China (50 gold medals), Great Britain (49), Russia (37) and the USA (34) would comfortably make up the top four in London based on the analysis, while Brazil (24), Ukraine (23), Germany (23) and France (19) all threaten to keep Australia (23) outside the top five.
“As part of our response to the challenge that this information presents we have submitted to the Australian Sports Commission a request for additional funding for targeted activities where we assess that we have the potential to turn minor medals into gold medals and fourth, fifth and sixth placings into medals,” Hellwig said.
“This submission, which we are hopeful of receiving support for, will be central to our efforts to bridge the gap, both in gold and overall medals, into a top five position.”

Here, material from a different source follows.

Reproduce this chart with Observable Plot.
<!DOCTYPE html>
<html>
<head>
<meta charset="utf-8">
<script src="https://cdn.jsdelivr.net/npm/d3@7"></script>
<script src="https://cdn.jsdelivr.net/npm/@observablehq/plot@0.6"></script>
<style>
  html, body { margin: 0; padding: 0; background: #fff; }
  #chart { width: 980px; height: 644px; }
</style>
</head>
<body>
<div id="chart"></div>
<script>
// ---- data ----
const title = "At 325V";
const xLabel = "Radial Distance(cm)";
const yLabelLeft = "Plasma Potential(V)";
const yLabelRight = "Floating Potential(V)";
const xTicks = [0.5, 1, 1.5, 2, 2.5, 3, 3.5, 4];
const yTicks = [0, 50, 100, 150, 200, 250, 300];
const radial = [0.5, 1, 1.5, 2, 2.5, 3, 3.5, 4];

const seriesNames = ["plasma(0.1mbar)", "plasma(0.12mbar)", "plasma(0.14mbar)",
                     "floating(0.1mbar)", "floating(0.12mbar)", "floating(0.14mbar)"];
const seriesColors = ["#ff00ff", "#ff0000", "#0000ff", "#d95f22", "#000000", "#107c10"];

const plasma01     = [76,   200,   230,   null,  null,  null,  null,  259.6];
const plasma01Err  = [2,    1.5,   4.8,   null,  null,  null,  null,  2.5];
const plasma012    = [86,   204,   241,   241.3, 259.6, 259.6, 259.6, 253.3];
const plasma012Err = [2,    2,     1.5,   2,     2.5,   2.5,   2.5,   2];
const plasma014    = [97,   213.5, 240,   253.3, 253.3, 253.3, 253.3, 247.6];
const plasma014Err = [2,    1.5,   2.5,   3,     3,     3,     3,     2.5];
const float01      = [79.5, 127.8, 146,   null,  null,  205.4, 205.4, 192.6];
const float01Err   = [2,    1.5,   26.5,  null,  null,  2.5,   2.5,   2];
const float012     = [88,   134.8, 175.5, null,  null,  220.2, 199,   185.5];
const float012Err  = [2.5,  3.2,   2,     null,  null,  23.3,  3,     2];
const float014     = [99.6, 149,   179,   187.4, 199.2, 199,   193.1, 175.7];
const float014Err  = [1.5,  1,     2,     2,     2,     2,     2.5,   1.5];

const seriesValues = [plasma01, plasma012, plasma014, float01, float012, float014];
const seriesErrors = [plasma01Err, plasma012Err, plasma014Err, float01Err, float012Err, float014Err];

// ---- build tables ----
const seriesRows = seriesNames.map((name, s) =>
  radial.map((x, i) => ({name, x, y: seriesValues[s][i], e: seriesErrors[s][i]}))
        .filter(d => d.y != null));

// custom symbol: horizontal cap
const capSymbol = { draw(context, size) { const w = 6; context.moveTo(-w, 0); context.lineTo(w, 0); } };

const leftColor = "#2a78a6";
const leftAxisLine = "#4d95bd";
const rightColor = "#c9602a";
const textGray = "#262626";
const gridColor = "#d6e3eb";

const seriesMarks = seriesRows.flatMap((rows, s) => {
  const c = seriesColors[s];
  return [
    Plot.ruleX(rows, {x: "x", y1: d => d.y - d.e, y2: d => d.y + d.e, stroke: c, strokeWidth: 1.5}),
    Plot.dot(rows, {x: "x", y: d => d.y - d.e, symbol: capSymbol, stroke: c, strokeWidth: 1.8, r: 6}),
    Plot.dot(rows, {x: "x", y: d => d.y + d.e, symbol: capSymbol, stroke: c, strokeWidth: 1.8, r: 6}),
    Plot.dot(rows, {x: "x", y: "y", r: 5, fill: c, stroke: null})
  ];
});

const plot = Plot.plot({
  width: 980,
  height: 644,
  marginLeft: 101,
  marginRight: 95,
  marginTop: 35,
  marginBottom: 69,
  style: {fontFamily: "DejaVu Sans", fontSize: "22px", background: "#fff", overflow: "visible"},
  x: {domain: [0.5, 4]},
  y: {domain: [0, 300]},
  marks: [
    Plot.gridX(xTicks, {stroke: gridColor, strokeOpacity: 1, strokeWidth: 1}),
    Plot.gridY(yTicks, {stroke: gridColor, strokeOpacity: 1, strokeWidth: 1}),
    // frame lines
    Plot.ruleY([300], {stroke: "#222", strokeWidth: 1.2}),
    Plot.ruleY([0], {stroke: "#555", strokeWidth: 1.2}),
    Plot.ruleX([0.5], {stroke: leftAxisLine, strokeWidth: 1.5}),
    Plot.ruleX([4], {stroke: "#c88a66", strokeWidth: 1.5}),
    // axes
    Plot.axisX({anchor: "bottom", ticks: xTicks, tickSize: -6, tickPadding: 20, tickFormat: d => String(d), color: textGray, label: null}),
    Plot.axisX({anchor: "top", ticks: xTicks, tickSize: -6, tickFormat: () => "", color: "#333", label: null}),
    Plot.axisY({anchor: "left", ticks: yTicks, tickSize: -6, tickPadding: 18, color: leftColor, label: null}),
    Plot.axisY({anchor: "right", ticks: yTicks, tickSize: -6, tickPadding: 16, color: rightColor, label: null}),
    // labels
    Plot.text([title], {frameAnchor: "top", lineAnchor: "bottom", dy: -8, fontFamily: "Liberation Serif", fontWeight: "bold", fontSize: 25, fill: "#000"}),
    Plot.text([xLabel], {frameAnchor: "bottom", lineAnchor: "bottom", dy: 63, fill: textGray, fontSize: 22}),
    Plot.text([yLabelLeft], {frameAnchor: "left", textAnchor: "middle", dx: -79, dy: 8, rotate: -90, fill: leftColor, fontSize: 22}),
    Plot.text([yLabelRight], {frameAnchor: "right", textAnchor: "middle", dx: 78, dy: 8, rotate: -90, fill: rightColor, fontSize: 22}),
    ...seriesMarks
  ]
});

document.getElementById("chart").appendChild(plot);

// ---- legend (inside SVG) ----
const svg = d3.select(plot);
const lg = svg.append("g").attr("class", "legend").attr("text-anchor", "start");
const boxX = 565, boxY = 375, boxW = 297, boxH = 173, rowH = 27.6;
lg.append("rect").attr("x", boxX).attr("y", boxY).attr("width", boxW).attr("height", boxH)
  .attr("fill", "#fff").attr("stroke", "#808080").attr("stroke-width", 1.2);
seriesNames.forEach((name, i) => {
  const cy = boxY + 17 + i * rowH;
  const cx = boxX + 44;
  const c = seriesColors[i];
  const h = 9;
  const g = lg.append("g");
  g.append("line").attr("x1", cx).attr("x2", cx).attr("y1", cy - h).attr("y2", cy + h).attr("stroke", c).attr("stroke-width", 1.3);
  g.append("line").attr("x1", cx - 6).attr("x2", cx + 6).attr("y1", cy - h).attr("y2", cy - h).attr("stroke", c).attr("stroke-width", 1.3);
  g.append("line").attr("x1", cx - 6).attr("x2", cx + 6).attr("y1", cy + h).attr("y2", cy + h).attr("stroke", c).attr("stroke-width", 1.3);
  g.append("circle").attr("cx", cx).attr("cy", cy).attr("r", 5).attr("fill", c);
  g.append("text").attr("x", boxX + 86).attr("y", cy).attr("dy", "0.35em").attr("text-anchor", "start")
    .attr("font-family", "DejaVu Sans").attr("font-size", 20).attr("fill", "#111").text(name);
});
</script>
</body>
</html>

“But it is not all about funding. The dollars are critical, but so too is a collective effort from key organisations to prepare the best Australian Paralympic Team, and the strongest Paralympic sport system,” Hellwig said.
“To succeed in London, it will take the full support of Government as well as our National Federation partners, the Australian Institute of Sport and the State and Territory Institutes and Academies of Sport to ensure that the daily training environment for every athlete is clearly focused and properly coordinated.
“In the longer term, a full blooded commitment to high performance must be maintained, but equally critical will be improved pathways operating in a properly coordinated manner from the grass roots through to the elite level across every Paralympic sport.”